Written exercise >> Can you transcribe every line exactly and leave the pictures behind?

Recorded information >>
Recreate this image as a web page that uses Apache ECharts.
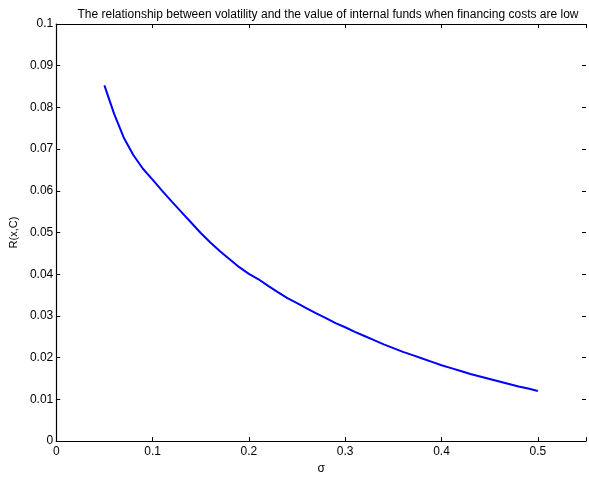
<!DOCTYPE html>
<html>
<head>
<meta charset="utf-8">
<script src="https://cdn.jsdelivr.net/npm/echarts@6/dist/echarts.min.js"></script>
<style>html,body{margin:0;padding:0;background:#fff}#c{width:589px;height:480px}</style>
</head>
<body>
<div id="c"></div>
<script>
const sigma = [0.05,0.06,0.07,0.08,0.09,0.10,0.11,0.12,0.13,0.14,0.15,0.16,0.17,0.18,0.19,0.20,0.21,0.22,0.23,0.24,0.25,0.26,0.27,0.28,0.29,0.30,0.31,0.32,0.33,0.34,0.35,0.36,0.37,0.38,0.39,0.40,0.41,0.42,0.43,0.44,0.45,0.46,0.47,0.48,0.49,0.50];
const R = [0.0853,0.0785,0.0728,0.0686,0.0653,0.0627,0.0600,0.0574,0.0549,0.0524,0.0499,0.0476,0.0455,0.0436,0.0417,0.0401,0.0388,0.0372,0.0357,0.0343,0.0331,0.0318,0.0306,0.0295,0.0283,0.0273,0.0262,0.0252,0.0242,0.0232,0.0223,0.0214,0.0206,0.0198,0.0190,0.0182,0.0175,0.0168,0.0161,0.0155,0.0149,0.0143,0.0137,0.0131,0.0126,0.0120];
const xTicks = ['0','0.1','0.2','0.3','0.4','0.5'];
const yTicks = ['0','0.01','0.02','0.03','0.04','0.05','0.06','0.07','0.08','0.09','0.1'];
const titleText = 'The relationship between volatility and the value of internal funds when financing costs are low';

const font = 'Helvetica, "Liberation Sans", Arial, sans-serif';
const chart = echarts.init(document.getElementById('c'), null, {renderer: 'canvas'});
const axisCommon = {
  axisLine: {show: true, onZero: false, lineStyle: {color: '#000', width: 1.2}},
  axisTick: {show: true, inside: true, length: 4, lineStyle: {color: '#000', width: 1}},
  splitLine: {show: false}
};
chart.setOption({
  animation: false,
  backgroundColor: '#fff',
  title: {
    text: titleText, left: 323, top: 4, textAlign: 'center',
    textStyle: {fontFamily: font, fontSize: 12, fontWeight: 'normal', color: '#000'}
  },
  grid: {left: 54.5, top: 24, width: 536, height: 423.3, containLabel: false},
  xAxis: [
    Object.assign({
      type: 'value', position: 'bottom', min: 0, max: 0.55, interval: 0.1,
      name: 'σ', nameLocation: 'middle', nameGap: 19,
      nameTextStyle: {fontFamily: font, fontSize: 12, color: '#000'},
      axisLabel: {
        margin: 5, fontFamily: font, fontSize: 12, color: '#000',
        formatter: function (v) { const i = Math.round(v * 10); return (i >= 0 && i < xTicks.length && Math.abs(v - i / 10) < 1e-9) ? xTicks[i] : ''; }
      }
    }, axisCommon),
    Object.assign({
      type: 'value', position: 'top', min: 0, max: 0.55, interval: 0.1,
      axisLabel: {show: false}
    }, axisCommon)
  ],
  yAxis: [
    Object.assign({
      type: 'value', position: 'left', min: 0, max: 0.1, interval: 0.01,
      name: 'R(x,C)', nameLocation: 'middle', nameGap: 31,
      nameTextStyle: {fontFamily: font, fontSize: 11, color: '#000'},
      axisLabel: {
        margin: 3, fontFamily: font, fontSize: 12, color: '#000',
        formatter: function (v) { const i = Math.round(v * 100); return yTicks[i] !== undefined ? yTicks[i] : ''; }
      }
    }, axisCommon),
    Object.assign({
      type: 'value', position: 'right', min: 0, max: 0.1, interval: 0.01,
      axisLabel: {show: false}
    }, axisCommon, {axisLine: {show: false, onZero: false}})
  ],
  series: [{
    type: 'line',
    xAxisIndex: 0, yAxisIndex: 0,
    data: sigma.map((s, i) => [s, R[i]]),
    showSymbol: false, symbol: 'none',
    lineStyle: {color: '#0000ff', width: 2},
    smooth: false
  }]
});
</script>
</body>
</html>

Complete answer >>
Recreate this image as a web page that uses Apache ECharts.
<!DOCTYPE html>
<html>
<head>
<meta charset="utf-8">
<script src="https://cdn.jsdelivr.net/npm/echarts@6/dist/echarts.min.js"></script>
<style>html,body{margin:0;padding:0;background:#fff}#c{width:589px;height:480px}</style>
</head>
<body>
<div id="c"></div>
<script>
const sigma = [0.05,0.06,0.07,0.08,0.09,0.10,0.11,0.12,0.13,0.14,0.15,0.16,0.17,0.18,0.19,0.20,0.21,0.22,0.23,0.24,0.25,0.26,0.27,0.28,0.29,0.30,0.31,0.32,0.33,0.34,0.35,0.36,0.37,0.38,0.39,0.40,0.41,0.42,0.43,0.44,0.45,0.46,0.47,0.48,0.49,0.50];
const R = [0.0853,0.0785,0.0728,0.0686,0.0653,0.0627,0.0600,0.0574,0.0549,0.0524,0.0499,0.0476,0.0455,0.0436,0.0417,0.0401,0.0388,0.0372,0.0357,0.0343,0.0331,0.0318,0.0306,0.0295,0.0283,0.0273,0.0262,0.0252,0.0242,0.0232,0.0223,0.0214,0.0206,0.0198,0.0190,0.0182,0.0175,0.0168,0.0161,0.0155,0.0149,0.0143,0.0137,0.0131,0.0126,0.0120];
const xTicks = ['0','0.1','0.2','0.3','0.4','0.5'];
const yTicks = ['0','0.01','0.02','0.03','0.04','0.05','0.06','0.07','0.08','0.09','0.1'];
const titleText = 'The relationship between volatility and the value of internal funds when financing costs are low';

const font = 'Helvetica, "Liberation Sans", Arial, sans-serif';
const chart = echarts.init(document.getElementById('c'), null, {renderer: 'canvas'});
const axisCommon = {
  axisLine: {show: true, onZero: false, lineStyle: {color: '#000', width: 1.2}},
  axisTick: {show: true, inside: true, length: 4, lineStyle: {color: '#000', width: 1}},
  splitLine: {show: false}
};
chart.setOption({
  animation: false,
  backgroundColor: '#fff',
  title: {
    text: titleText, left: 323, top: 4, textAlign: 'center',
    textStyle: {fontFamily: font, fontSize: 12, fontWeight: 'normal', color: '#000'}
  },
  grid: {left: 54.5, top: 24, width: 536, height: 423.3, containLabel: false},
  xAxis: [
    Object.assign({
      type: 'value', position: 'bottom', min: 0, max: 0.55, interval: 0.1,
      name: 'σ', nameLocation: 'middle', nameGap: 19,
      nameTextStyle: {fontFamily: font, fontSize: 12, color: '#000'},
      axisLabel: {
        margin: 5, fontFamily: font, fontSize: 12, color: '#000',
        formatter: function (v) { const i = Math.round(v * 10); return (i >= 0 && i < xTicks.length && Math.abs(v - i / 10) < 1e-9) ? xTicks[i] : ''; }
      }
    }, axisCommon),
    Object.assign({
      type: 'value', position: 'top', min: 0, max: 0.55, interval: 0.1,
      axisLabel: {show: false}
    }, axisCommon)
  ],
  yAxis: [
    Object.assign({
      type: 'value', position: 'left', min: 0, max: 0.1, interval: 0.01,
      name: 'R(x,C)', nameLocation: 'middle', nameGap: 31,
      nameTextStyle: {fontFamily: font, fontSize: 11, color: '#000'},
      axisLabel: {
        margin: 3, fontFamily: font, fontSize: 12, color: '#000',
        formatter: function (v) { const i = Math.round(v * 100); return yTicks[i] !== undefined ? yTicks[i] : ''; }
      }
    }, axisCommon),
    Object.assign({
      type: 'value', position: 'right', min: 0, max: 0.1, interval: 0.01,
      axisLabel: {show: false}
    }, axisCommon, {axisLine: {show: false, onZero: false}})
  ],
  series: [{
    type: 'line',
    xAxisIndex: 0, yAxisIndex: 0,
    data: sigma.map((s, i) => [s, R[i]]),
    showSymbol: false, symbol: 'none',
    lineStyle: {color: '#0000ff', width: 2},
    smooth: false
  }]
});
</script>
</body>
</html>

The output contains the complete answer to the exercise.